The diagram shows two types of quantum circuit ansätze. On the left, the 'Alternating Operator Ansatz' is represented by two rectangular blocks,  $A(\alpha)$  and  $B(\beta)$ , connected in series. On the right, the 'Tensor Network Ansatz' is represented by three rectangular blocks,  $U(\{\theta\}_1)$ ,  $U(\{\theta\}_2)$ , and  $U(\{\theta\}_3)$ , connected in a tensor network structure where  $U(\{\theta\}_1)$  and  $U(\{\theta\}_2)$  are in parallel and their outputs are connected to  $U(\{\theta\}_3)$ .

Alternating operator ansatz can be thought of as a special case of layered gate ansatz. Furthermore, layered gate ansatz have theoretically been shown to be more expressive than tensor network ansatz. [2] Therefore we will direct our attention to analysing circuit ansatz with repeating blocks.

## 2.9 Converting Ansätze to ZX Calculus

Now we can convert ansatz from traditional circuit notation to ZX-calculus:

The diagram shows a quantum circuit with four qubits, each starting in the  $|0\rangle$  state. Each qubit passes through a sequence of gates:  $R_x(\theta_1)$ ,  $R_z(\theta_1)$ ,  $R_x(\theta_2)$ ,  $R_z(\theta_2)$ ,  $R_x(\theta_3)$ ,  $R_z(\theta_3)$ , and  $R_x(\theta_4)$ ,  $R_z(\theta_4)$ . These are followed by a dashed box containing a tensor network of four  $R(\alpha_i, \beta_i, \gamma_i)$  blocks, where each block is connected to its corresponding qubit line via a CNOT gate.

From *S YC Chen et al.* [28], used for Deep Reinforcement Learning.
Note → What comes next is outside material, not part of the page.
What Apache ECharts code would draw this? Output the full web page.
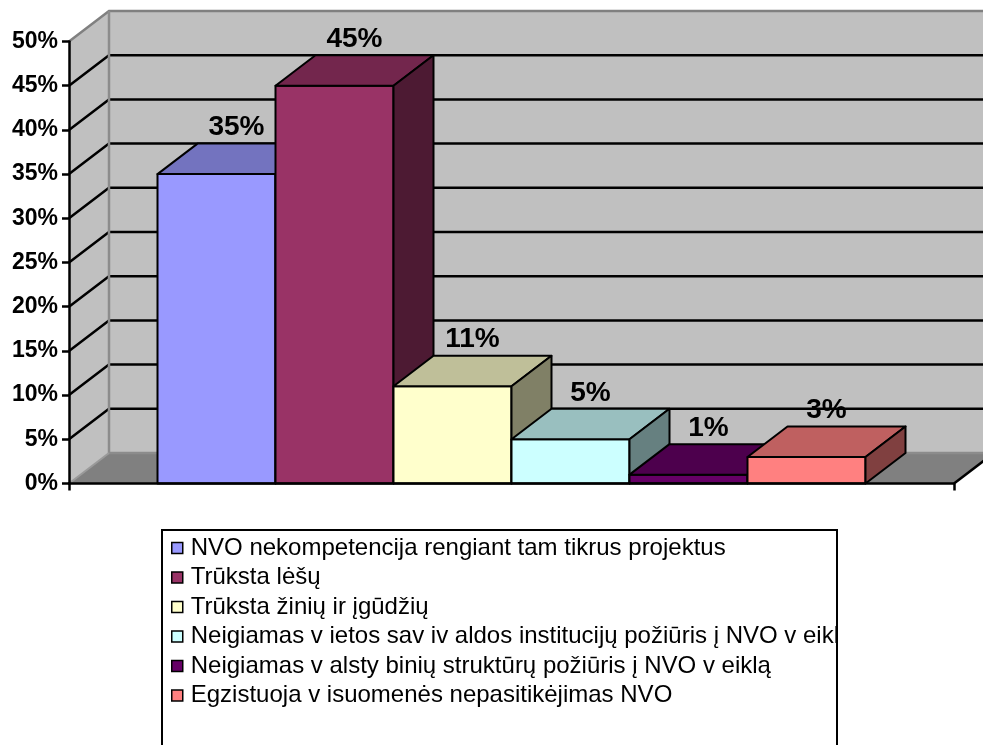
<!DOCTYPE html>
<html>
<head>
<meta charset="utf-8">
<script src="https://cdn.jsdelivr.net/npm/echarts@6/dist/echarts.min.js"></script>
<style>
html, body { margin: 0; padding: 0; background: #fff; }
#chart { width: 983px; height: 745px; }
</style>
</head>
<body>
<div id="chart"></div>
<script>
// duomenys
const names = [
  'NVO nekompetencija rengiant tam tikrus projektus',
  'Trūksta lėšų',
  'Trūksta žinių ir įgūdžių',
  'Neigiamas v ietos sav iv aldos institucijų požiūris į NVO v eiklą',
  'Neigiamas v alsty binių struktūrų požiūris į NVO v eiklą',
  'Egzistuoja v isuomenės nepasitikėjimas NVO'
]
const values = [35, 45, 11, 5, 1, 3]
const yTicks = [0, 5, 10, 15, 20, 25, 30, 35, 40, 45, 50]

// spalvos
const colors = ['#9999FF', '#993366', '#FFFFCC', '#CCFFFF', '#660066', '#FF8080']

// 3D gylio poslinkis pikseliais
const DX = 40
const DY = -30.5
const X_MIN = -0.75
const X_MAX = 6.75
const FONT = "'Liberation Sans', Arial, sans-serif"

function shade(hex, k) {
  const n = parseInt(hex.slice(1), 16)
  const r = Math.round(((n >> 16) & 255) * k)
  const g = Math.round(((n >> 8) & 255) * k)
  const b = Math.round((n & 255) * k)
  return 'rgb(' + r + ',' + g + ',' + b + ')'
}
function back(pt) {
  return [pt[0] + DX, pt[1] + DY]
}

let mychart = echarts.init(document.getElementById('chart'))

// sienos ir grindys
const wallSeries = {
  type: 'custom',
  silent: true,
  z: 1,
  data: [0],
  renderItem: function (params, api) {
    const top = yTicks[yTicks.length - 1]
    const fl = api.coord([X_MIN, 0])
    const fr = api.coord([X_MAX, 0])
    const tl = api.coord([X_MIN, top])
    const tr = api.coord([X_MAX, top])
    const children = []
    children.push({ type: 'polygon', shape: { points: [back(tl), back(tr), back(fr), back(fl)] }, style: { fill: '#c0c0c0' } })
    children.push({ type: 'polygon', shape: { points: [fl, tl, back(tl), back(fl)] }, style: { fill: '#c0c0c0' } })
    children.push({ type: 'polygon', shape: { points: [fl, fr, back(fr), back(fl)] }, style: { fill: '#808080' } })
    yTicks.forEach(function (t) {
      if (t === 0 || t === top) return
      const a = api.coord([X_MIN, t])
      const c = api.coord([X_MAX, t])
      children.push({ type: 'polyline', shape: { points: [a, back(a), back(c)] }, style: { stroke: '#000', lineWidth: 2.5, fill: null } })
    })
    // pilki krastai
    children.push({ type: 'polyline', shape: { points: [tl, back(tl), back(tr)] }, style: { stroke: '#808080', lineWidth: 2.5, fill: null } })
    children.push({ type: 'polyline', shape: { points: [back(tl), back(fl), back(fr)] }, style: { stroke: '#8c8c8c', lineWidth: 2.5, fill: null } })
    children.push({ type: 'line', shape: { x1: fl[0], y1: fl[1], x2: back(fl)[0], y2: back(fl)[1] }, style: { stroke: '#9a9a9a', lineWidth: 2 } })
    children.push({ type: 'line', shape: { x1: fr[0], y1: fr[1], x2: back(fr)[0], y2: back(fr)[1] }, style: { stroke: '#000', lineWidth: 2.5 } })
    return { type: 'group', children: children }
  }
}

// stulpeliai
const barSeries = names.map(function (name, i) {
  return {
    name: name,
    type: 'custom',
    z: 2,
    itemStyle: { color: colors[i] },
    data: [[i, values[i]]],
    renderItem: function (params, api) {
      const x = api.value(0)
      const v = api.value(1)
      const fb = api.coord([x, 0])
      const ft = api.coord([x, v])
      const rb = api.coord([x + 1, 0])
      const rt = api.coord([x + 1, v])
      const edge = { stroke: '#000', lineWidth: 2, lineJoin: 'round' }
      return {
        type: 'group',
        children: [
          { type: 'polygon', shape: { points: [fb, ft, rt, rb] }, style: Object.assign({ fill: colors[i] }, edge) },
          { type: 'polygon', shape: { points: [ft, rt, back(rt), back(ft)] }, style: Object.assign({ fill: shade(colors[i], 0.75) }, edge) },
          { type: 'polygon', shape: { points: [rb, rt, back(rt), back(rb)] }, style: Object.assign({ fill: shade(colors[i], 0.5) }, edge) },
          {
            type: 'text',
            style: {
              text: v + '%',
              x: (ft[0] + rt[0]) / 2 + DX / 2,
              y: ft[1] + DY - 16,
              align: 'center',
              verticalAlign: 'middle',
              fill: '#000',
              font: 'bold 28px ' + FONT
            }
          }
        ]
      }
    }
  }
})

mychart.setOption({
  animation: false,
  grid: {
    left: 69,
    right: 29,
    top: 41.5,
    bottom: 261.5
  },
  xAxis: {
    type: 'value',
    min: X_MIN,
    max: X_MAX,
    z: 5,
    splitLine: { show: false },
    axisLabel: { show: false },
    axisLine: { show: true, onZero: false, lineStyle: { color: '#000', width: 2.5 } },
    axisTick: { show: true, customValues: [X_MIN, X_MAX], length: 7, lineStyle: { color: '#000', width: 2.5 } }
  },
  yAxis: {
    type: 'value',
    min: 0,
    max: 50,
    interval: 5,
    z: 5,
    splitLine: { show: false },
    axisLine: { show: true, onZero: false, lineStyle: { color: '#000', width: 2.5 } },
    axisTick: { show: true, length: 7, lineStyle: { color: '#000', width: 2.5 } },
    axisLabel: {
      formatter: '{value}%',
      margin: 11,
      color: '#000',
      fontSize: 23,
      fontWeight: 'bold',
      fontFamily: FONT
    }
  },
  legend: {
    orient: 'vertical',
    left: 162,
    top: 530,
    padding: [6, 0, 0, 9],
    itemGap: 5.5,
    itemWidth: 11,
    itemHeight: 11,
    icon: 'rect',
    itemStyle: { borderColor: '#000', borderWidth: 1.5 },
    textStyle: {
      color: '#000',
      fontSize: 24,
      lineHeight: 24,
      fontFamily: FONT,
      padding: [0, 0, 0, 3]
    },
    data: names
  },
  // legendos rėmelis, nukerpa per ilgą tekstą
  graphic: [
    {
      type: 'rect',
      z: 100,
      silent: true,
      shape: { x: 837, y: 530, width: 146, height: 215 },
      style: { fill: '#fff' }
    },
    {
      type: 'rect',
      z: 101,
      silent: true,
      shape: { x: 162, y: 530, width: 675, height: 240 },
      style: { fill: null, stroke: '#000', lineWidth: 2 }
    }
  ],
  series: [wallSeries].concat(barSeries)
})
</script>
</body>
</html>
The diagram shows a ZX-calculus representation of the circuit. It starts with four qubits in the  $|0\rangle$  state, represented by green triangles. Each qubit then passes through a sequence of red and green circles representing  $\theta$  and  $\beta$  parameters. The circuit then enters a dashed box containing a tensor network of four  $R(\alpha_i, \beta_i, \gamma_i)$  blocks, where each block is connected to its corresponding qubit line via a CNOT gate.